@Melodie Alright. One more. 😉
- •I have a tattoo of the Queen of Spades on my right leg. I apologize in advance for its slightly faded detailing.
- •The tattoo comes from the 1986 U.S. Tax Court case of Baxter vs. United States, 633 F. Supp. 912.
- •Essentially, a professional gambler sought to have his substantial gambling earnings considered non-taxable, as he acquired them through skill and chance, rather than by business income. See, I.R.S. Code 43.It's been a long time, so forgive the citations.
- •The gambler earned $178,000.00 in gambling winnings from poker. He paid the income tax associated with those earnings, but sued the government for a refund.

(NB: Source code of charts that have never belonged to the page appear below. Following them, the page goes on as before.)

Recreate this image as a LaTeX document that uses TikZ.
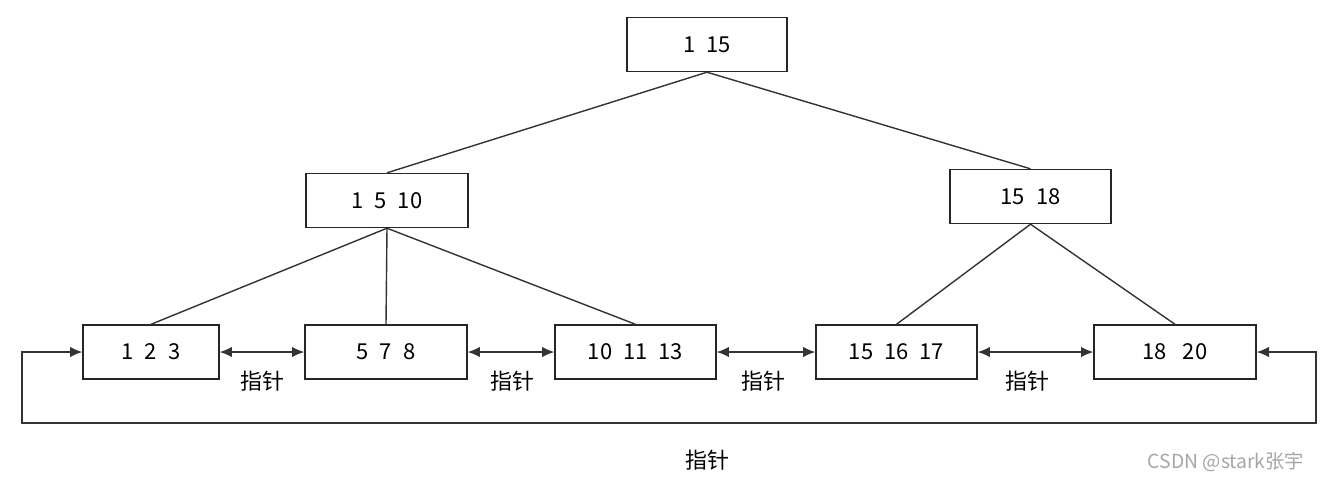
\documentclass[tikz,border=0pt]{standalone}
\usepackage{fontspec}
\setmainfont{Noto Sans CJK SC}
\usetikzlibrary{arrows.meta}
\begin{document}
\begin{tikzpicture}[x=0.02cm,y=-0.02cm,
  box/.style={draw=black!85,line width=0.8pt,minimum height=1.08cm,inner sep=0pt,font=\fontsize{12.5}{14}\selectfont},
  ln/.style={draw=black!80,line width=0.8pt},
  arr/.style={ln,{Latex[length=7pt,width=6pt]}-{Latex[length=7pt,width=6pt]}},
  lbl/.style={font=\fontsize{12.5}{14}\selectfont}]
\useasboundingbox (0,0) rectangle (1332,485);
\node[box,minimum width=3.2cm] (r) at (707,44.5) {1\enspace 15};
\node[box,minimum width=3.24cm] (m1) at (387,200.5) {1\enspace 5\enspace 10};
\node[box,minimum width=3.22cm] (m2) at (1030.5,196.5) {15\enspace 18};
\node[box,minimum width=2.72cm] (a) at (151,352) {1\enspace 2\enspace 3};
\node[box,minimum width=3.24cm] (b) at (386,352) {5\enspace 7\enspace 8};
\node[box,minimum width=3.22cm] (c) at (635.5,352) {10\enspace 11\enspace 13};
\node[box,minimum width=3.22cm] (d) at (896.5,352) {15\enspace 16\enspace 17};
\node[box,minimum width=3.24cm] (e) at (1175,352) {18\enspace\ 20};
\draw[ln] (r.south) -- (m1.north);
\draw[ln] (r.south) -- (m2.north);
\draw[ln] (m1.south) -- (a.north);
\draw[ln] (m1.south) -- (b.north);
\draw[ln] (m1.south) -- (c.north);
\draw[ln] (m2.south) -- (d.north);
\draw[ln] (m2.south) -- (e.north);
\draw[arr] (a.east) -- (b.west);
\draw[arr] (b.east) -- (c.west);
\draw[arr] (c.east) -- (d.west);
\draw[arr] (d.east) -- (e.west);
\node[lbl] (p1) at (262,381) {指针};
\node[lbl] (p2) at (512,381) {指针};
\node[lbl] (p3) at (763,381) {指针};
\node[lbl] (p4) at (1027,381) {指针};
\coordinate (c1) at (22,352);
\coordinate (c2) at (22,423);
\coordinate (c3) at (1316,423);
\coordinate (c4) at (1316,352);
\draw[ln,{Latex[length=7pt,width=6pt]}-{Latex[length=7pt,width=6pt]}] (a.west) -- (c1) -- (c2) -- (c3) -- (c4) -- (e.east);
\node[lbl] (p5) at (707,460) {指针};
\node[font=\fontsize{11}{13}\selectfont,text=black!35] (wm) at (1226,462) {CSDN @stark张宇};
\end{tikzpicture}
\end{document}
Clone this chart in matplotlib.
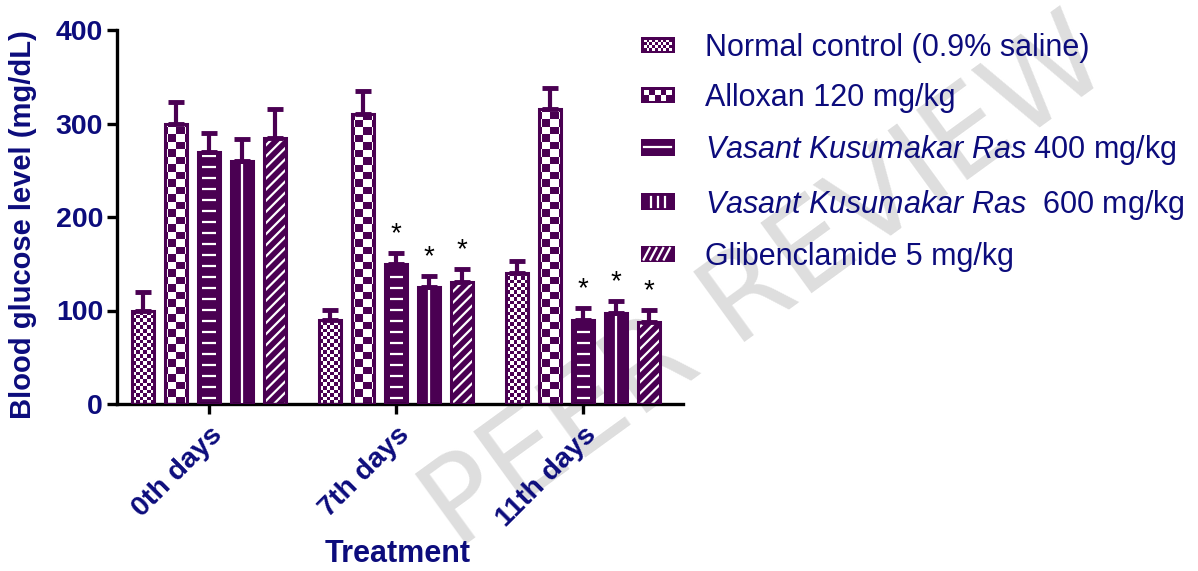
import numpy as np
import matplotlib
matplotlib.use("Agg")
import matplotlib.pyplot as plt
from matplotlib.patches import Rectangle
from matplotlib.lines import Line2D
from matplotlib.colors import ListedColormap
from matplotlib.legend_handler import HandlerBase

# data
groups = ["0th days", "7th days", "11th days"]
series = ["Normal control (0.9% saline)",
          "Alloxan 120 mg/kg",
          r"$\it{Vasant\ Kusumakar\ Ras}$ 400 mg/kg",
          r"$\it{Vasant\ Kusumakar\ Ras}$  600 mg/kg",
          "Glibenclamide 5 mg/kg"]
means = [[100, 90, 140],
         [300, 310, 315],
         [270, 150, 90],
         [260, 125, 97],
         [285, 130, 88]]
errors = [[20, 11, 13],
          [23, 25, 23],
          [20, 12, 13],
          [23, 12, 13],
          [31, 14, 13]]
signif = [[False, False, False],
          [False, False, False],
          [False, True, True],
          [False, True, True],
          [False, True, True]]
styles = ["fine", "coarse", "hline", "vline", "diag"]

PURPLE = "#4a0052"
NAVY = "#0c0c7c"

plt.rcParams["font.family"] = ["Liberation Sans", "DejaVu Sans"]
plt.rcParams["mathtext.fontset"] = "custom"
plt.rcParams["mathtext.it"] = "Liberation Sans:italic"
plt.rcParams["mathtext.rm"] = "Liberation Sans"
plt.rcParams["hatch.linewidth"] = 1.6

fig = plt.figure(figsize=(11.98, 5.71), dpi=100)
ax = fig.add_axes([117 / 1198, 1 - 404 / 571, 566 / 1198, 374 / 571])
ax.set_facecolor("none")

# watermark behind everything
fig.text(0.64, 0.5, "PEER REVIEW", rotation=36, color="#dedede", fontsize=86,
         family="DejaVu Sans", ha="center", va="center", zorder=-10,
         rotation_mode="anchor")

group_gap = 5.67
width = 0.67
centers = np.arange(len(groups)) * group_gap


def checker(ax, bar, cw, ch):
    x0 = bar.get_x()
    w = bar.get_width()
    h = bar.get_height()
    nx = int(np.ceil(w / cw)) + 1
    ny = int(np.ceil(h / ch)) + 1
    arr = (np.add.outer(np.arange(ny), np.arange(nx)) % 2).astype(float)
    x_start = x0 + w / 2 - nx * cw / 2
    im = ax.imshow(arr, cmap=ListedColormap([PURPLE, "white"]), origin="lower",
                   extent=(x_start, x_start + nx * cw, 0, ny * ch),
                   interpolation="nearest", aspect="auto", zorder=2)
    im.set_clip_path(bar)


for k, (vals, errs) in enumerate(zip(means, errors)):
    xs = centers + (k - 2)
    st = styles[k]
    if st == "diag":
        bars = ax.bar(xs, vals, width, color=PURPLE, edgecolor="white",
                      hatch="///", linewidth=0, zorder=2)
    else:
        bars = ax.bar(xs, vals, width, color=PURPLE, linewidth=0, zorder=2)
    for b in bars:
        x0, w, h = b.get_x(), b.get_width(), b.get_height()
        if st == "fine":
            checker(ax, b, 0.105, 3.8)
        elif st == "coarse":
            checker(ax, b, 0.235, 8.0)
        elif st == "hline":
            ys = np.arange(6, h - 4, 11.8)
            ax.hlines(ys, x0 + 0.2 * w, x0 + 0.8 * w, color="white", lw=1.6, zorder=3)
        elif st == "vline":
            ax.vlines(x0 + w / 2, 0, h - 3, color="white", lw=1.6, zorder=3)
    ax.bar(xs, vals, width, facecolor="none", edgecolor=PURPLE, linewidth=2.2, zorder=4)
    ax.errorbar(xs, vals, yerr=[np.zeros(len(vals)), errs], fmt="none", ecolor=PURPLE,
                elinewidth=3, capsize=6, capthick=3.5, zorder=5)
    for x, v, e, s in zip(xs, vals, errs, signif[k]):
        if s:
            ax.text(x, v + e + 20, "*", ha="center", va="center", fontsize=20,
                    color="black", zorder=6)

ax.set_xlim(-2.79, 14.36)
ax.set_ylim(0, 400)
ax.set_yticks([0, 100, 200, 300, 400])
ax.set_xticks(centers)
ax.set_xticklabels(groups, rotation=45, ha="right", rotation_mode="anchor")
for lab in ax.get_xticklabels() + ax.get_yticklabels():
    lab.set_fontweight("bold")
    lab.set_color(NAVY)
    lab.set_fontsize(20.5)
for side in ["top", "right"]:
    ax.spines[side].set_visible(False)
for side in ["left", "bottom"]:
    ax.spines[side].set_linewidth(2.4)
ax.tick_params(axis="both", width=2.4, length=7, pad=3)
ax.tick_params(axis="x", pad=6)
ax.set_ylabel("Blood glucose level (mg/dL)", fontsize=21, fontweight="bold", color=NAVY)
ax.yaxis.set_label_coords(-0.142, 0.48)
ax.set_xlabel("Treatment", fontsize=22, fontweight="bold", color=NAVY)
ax.xaxis.set_label_coords(0.495, -0.36)


class Swatch(HandlerBase):
    def __init__(self, kind):
        super().__init__()
        self.kind = kind

    def create_artists(self, legend, orig_handle, xd, yd, w, h, fs, trans):
        x0, y0 = -xd, -yd
        arts = [Rectangle((x0, y0), w, h, facecolor=PURPLE, edgecolor="none",
                          transform=trans)]
        pad = 2
        if self.kind in ("fine", "coarse"):
            nx, ny = (10, 4) if self.kind == "fine" else (5, 2)
            cw = (w - 2 * pad) / nx
            chh = (h - 2 * pad) / ny
            for i in range(nx):
                for j in range(ny):
                    if (i + j) % 2:
                        arts.append(Rectangle((x0 + pad + i * cw, y0 + pad + j * chh),
                                              cw, chh, facecolor="white",
                                              edgecolor="none", transform=trans))
        elif self.kind == "hline":
            arts.append(Line2D([x0 + 0.1 * w, x0 + 0.9 * w], [y0 + h / 2] * 2,
                               color="white", lw=1.6, transform=trans))
        elif self.kind == "vline":
            for f in (0.3, 0.5, 0.7):
                arts.append(Line2D([x0 + f * w] * 2, [y0 + 0.2 * h, y0 + 0.8 * h],
                                   color="white", lw=1.6, transform=trans))
        elif self.kind == "diag":
            for f in (0.08, 0.28, 0.48, 0.68):
                arts.append(Line2D([x0 + f * w, x0 + (f + 0.18) * w],
                                   [y0 + 0.15 * h, y0 + 0.85 * h],
                                   color="white", lw=1.6, transform=trans))
        return arts


handles = [Rectangle((0, 0), 1, 1) for _ in series]
leg = fig.legend(handles, series, loc="upper left",
                 bbox_to_anchor=(641 / 1198, 1 - 33 / 571),
                 frameon=False, fontsize=22, handlelength=1.1, handleheight=0.45,
                 handletextpad=0.98, labelspacing=0.66, borderpad=0, borderaxespad=0,
                 handler_map={h: Swatch(s) for h, s in zip(handles, styles)})
for t in leg.get_texts():
    t.set_color(NAVY)

fig.savefig("out.png", dpi=100)
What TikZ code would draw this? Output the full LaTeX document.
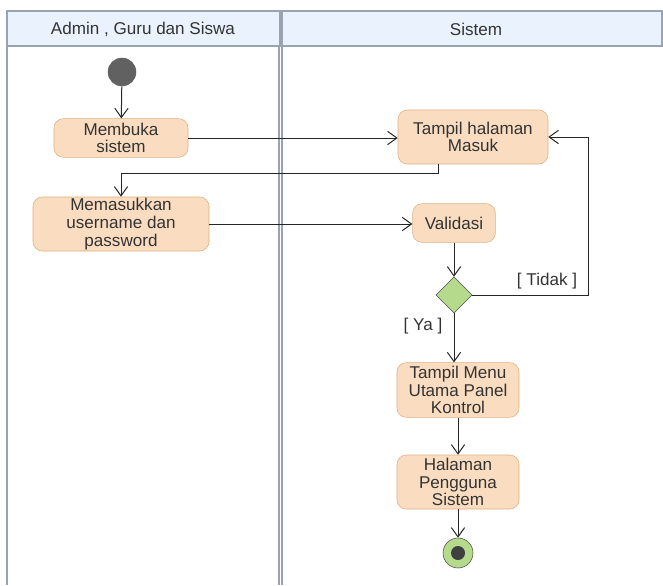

His argument: his earnings were based on his talents at the gambling tables, not his actual, physical labor.
- •The Nevada trial court used two tests to determine if a person's activity constitutes a "trade or business" related-activity: "goods and services", or "facts and circumstances" surrounding that acquired labor.
- •Seeing that Baxter had no other labor materials or otherwise products that he was creating from his work as a gambler, the Nevada trial court found in favor of Baxter, stating that his gambling earnings all came from the "facts and circumstances" surrounding his skill and judgment.
- •I don't why the trial court mentioned it, or it was cited as a corollary thought, but the Queen of Spades was stated as: "The card of lawyers".
- •I also like to think of it this way: like Baxter, the legal profession doesn't really have much in the way of: "product". We create things that, certainly, have effect on people's lives, but that comes from our skill, sharpness of mind, and judgment.
- •My job is solely based upon: "the facts and circumstances" of the legal profession.
- •Thank you (takes deep bow).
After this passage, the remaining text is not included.